Rating: 3 out of 5 Potholes
Though not materializing until the twilight of both rapper’s careers, KRS-One and Buckshot had intended to work together from as far back as 1993, and while KRS describes Survival Skills as “the straight up and down MC’in project” that the two had always wanted to make, it would be somewhat unfair to suggest that the album sounds entirely labored as a result.
“Survival Skills” opens the album, setting the tone for much of it with dark, bouncing synths and sparse drums as KRS-One and Buckshot approach with a distinct aggression. A scathing attack on Auto-Tune follows with “‘Robot” (which actually pre-dates Jay-Z’s like-minded “D.O.A.” single), combining utter disdain for the much reviled musical trend and genuine humor in Buckshot’s brutally honest exchange with, yes, that’s right: a robot. There is a surprising collaboration with Mary J. Blige on ‘The Way I Live”, supported by a typically triumphant Black Milk beat, but even so, the flow between these first few tracks is almost seamless. Unfortunately, this eventually becomes a little jarring, as while there is nothing particularly awful to be found here (apart from the cover, that is), it turns out that there is also very little which dramatically stands out or breaks free from the album’s general sound.
The lyrical content also adds to such repetitiveness, and in true KRS-One fashion, the constant complaining of Hip-Hop’s ills becomes tedious; so much so in fact, that Buckshot, a rapper slightly less known for his preaching, becomes dragged into the frenzy of moaning that dominates the album. Despite this, however, both artists must be commended for the undoubtable sense of passion that they display, even if it would have been far more successful in moderation.

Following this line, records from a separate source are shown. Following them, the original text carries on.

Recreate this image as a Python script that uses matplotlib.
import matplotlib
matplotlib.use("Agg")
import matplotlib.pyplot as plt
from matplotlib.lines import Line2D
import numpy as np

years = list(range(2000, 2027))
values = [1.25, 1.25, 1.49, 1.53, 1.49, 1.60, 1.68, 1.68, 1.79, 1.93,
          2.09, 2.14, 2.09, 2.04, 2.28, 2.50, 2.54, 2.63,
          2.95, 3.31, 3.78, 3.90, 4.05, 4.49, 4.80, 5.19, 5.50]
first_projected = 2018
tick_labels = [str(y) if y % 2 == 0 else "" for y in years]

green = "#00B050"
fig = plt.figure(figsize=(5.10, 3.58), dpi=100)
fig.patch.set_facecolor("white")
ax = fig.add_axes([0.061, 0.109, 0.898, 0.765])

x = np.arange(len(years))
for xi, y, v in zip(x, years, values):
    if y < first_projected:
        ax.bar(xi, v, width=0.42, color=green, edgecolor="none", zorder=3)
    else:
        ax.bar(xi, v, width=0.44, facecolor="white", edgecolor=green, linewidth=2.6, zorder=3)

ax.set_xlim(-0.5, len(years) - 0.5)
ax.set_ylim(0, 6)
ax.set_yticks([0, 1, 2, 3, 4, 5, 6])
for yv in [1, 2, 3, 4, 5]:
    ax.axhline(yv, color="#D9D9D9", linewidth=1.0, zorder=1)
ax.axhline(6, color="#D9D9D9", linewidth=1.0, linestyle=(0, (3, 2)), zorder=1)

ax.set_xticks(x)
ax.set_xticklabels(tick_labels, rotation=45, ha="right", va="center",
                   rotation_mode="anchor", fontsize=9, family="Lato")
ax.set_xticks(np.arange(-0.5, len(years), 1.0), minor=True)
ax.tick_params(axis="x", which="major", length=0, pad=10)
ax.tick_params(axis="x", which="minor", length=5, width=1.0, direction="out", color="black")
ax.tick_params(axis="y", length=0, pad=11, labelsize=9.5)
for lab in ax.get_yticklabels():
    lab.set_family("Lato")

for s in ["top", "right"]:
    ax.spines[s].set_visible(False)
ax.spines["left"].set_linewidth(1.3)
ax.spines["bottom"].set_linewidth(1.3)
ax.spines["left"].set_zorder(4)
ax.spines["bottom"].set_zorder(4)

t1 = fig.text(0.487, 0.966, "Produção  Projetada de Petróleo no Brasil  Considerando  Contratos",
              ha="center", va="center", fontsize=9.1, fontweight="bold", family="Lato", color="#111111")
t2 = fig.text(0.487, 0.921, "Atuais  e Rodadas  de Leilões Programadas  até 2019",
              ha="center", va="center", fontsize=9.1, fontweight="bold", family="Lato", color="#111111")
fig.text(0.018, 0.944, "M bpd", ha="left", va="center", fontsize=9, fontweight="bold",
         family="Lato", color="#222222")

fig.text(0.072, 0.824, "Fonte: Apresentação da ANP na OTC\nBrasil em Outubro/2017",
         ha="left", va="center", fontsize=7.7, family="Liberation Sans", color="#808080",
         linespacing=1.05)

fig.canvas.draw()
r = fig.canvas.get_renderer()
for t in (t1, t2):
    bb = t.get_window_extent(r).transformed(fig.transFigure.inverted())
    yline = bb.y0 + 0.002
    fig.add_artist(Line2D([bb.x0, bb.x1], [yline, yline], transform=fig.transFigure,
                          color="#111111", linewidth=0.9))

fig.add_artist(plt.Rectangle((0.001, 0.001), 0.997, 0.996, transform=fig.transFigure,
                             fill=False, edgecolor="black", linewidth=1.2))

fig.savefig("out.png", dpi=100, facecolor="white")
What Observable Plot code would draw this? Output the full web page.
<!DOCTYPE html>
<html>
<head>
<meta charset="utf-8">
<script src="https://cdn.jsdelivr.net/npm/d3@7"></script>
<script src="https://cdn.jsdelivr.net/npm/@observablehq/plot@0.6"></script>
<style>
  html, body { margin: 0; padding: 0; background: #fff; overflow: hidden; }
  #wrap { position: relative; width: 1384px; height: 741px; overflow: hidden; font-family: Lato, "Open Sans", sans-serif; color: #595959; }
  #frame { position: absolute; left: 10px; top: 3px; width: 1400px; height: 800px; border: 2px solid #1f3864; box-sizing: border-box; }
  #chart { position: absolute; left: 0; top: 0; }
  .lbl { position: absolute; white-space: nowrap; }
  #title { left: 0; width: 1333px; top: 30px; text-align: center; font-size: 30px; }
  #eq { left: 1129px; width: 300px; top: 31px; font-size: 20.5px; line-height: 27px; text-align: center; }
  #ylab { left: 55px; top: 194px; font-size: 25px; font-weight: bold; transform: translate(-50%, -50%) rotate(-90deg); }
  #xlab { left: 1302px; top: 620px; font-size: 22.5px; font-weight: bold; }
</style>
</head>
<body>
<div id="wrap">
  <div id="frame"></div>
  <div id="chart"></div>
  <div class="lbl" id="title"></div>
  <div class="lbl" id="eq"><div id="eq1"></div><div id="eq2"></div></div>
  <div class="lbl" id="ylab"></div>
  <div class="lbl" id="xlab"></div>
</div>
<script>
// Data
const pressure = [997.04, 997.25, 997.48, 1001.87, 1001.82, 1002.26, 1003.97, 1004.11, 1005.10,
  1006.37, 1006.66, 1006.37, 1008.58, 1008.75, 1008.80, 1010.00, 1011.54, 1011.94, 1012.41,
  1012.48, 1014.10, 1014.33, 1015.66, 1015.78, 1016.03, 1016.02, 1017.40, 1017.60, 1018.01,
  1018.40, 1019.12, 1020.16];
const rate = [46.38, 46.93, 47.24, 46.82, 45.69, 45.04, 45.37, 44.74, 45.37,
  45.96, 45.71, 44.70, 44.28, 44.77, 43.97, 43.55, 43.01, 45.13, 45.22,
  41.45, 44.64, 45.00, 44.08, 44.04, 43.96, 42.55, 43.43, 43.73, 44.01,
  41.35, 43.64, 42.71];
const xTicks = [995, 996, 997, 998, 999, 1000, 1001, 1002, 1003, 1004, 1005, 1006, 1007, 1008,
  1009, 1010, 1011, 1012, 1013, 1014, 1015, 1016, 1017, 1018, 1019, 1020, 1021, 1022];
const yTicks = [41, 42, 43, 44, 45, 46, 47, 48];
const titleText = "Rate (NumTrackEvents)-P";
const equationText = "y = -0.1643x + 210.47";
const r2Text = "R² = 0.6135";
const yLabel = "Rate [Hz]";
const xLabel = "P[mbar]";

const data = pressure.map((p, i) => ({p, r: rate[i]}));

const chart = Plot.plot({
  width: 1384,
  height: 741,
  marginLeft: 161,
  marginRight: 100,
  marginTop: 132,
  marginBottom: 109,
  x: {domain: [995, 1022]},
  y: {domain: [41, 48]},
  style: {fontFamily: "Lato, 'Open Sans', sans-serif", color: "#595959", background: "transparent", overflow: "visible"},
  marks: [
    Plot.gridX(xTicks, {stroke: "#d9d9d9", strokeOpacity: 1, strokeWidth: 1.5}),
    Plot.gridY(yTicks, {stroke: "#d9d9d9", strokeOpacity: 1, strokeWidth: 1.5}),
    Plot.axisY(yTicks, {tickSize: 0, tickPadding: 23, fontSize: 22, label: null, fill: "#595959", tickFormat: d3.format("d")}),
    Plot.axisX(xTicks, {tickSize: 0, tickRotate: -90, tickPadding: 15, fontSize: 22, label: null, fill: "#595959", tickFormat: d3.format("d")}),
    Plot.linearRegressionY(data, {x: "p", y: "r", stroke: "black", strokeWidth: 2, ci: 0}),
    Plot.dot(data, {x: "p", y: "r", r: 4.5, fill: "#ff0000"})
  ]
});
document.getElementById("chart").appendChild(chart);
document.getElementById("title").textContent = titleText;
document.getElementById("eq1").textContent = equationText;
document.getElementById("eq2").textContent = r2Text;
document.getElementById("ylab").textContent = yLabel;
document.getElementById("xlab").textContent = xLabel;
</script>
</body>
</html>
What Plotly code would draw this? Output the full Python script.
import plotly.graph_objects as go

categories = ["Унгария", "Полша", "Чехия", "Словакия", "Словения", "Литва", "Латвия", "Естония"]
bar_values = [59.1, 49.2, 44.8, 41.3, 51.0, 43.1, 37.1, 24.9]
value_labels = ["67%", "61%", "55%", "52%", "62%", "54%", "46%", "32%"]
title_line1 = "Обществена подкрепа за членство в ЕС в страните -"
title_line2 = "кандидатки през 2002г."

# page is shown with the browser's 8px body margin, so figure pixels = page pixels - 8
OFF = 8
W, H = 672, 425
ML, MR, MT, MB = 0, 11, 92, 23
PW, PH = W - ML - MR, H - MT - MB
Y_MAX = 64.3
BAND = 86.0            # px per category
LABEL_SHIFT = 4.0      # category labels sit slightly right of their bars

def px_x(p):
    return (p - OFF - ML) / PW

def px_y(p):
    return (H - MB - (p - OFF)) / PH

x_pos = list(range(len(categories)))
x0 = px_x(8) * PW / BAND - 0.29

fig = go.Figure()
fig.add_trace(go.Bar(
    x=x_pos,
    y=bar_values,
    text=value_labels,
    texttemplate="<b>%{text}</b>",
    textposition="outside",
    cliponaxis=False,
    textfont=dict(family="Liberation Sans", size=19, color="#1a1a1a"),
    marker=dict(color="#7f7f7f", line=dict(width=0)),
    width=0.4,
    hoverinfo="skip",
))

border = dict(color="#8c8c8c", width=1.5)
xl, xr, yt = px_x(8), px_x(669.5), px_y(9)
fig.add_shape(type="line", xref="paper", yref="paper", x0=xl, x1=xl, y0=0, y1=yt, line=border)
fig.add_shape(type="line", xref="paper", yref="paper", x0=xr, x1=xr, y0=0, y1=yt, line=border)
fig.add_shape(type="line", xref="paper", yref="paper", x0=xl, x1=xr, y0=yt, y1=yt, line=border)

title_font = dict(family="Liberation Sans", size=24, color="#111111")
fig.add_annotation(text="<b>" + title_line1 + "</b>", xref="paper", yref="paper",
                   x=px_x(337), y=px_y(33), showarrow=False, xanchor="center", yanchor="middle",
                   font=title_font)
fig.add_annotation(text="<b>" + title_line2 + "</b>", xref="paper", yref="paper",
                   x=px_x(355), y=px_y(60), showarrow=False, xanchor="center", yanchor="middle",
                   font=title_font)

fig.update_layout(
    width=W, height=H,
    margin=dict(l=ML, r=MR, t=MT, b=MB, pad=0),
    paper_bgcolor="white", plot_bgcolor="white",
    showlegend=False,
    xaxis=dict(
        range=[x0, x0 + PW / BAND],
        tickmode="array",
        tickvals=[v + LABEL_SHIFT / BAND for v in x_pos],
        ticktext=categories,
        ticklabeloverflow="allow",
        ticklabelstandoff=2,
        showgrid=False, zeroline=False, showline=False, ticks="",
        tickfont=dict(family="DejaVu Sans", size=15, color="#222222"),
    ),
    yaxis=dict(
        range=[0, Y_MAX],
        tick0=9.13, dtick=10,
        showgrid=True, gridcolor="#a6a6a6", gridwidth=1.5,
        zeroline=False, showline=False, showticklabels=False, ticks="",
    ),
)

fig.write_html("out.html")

Though the album falls short in its lack of variation, it must be said that the title is not completely unnecessary, and instead testament to the fact that the duo can make a pretty contemporary piece of work in 2009 without it being a complete disaster. Survival Skills might not stay long in the memory of even those who are initially impressed. But it is, at the very least, proof that KRS-One and Buckshot still have something to say.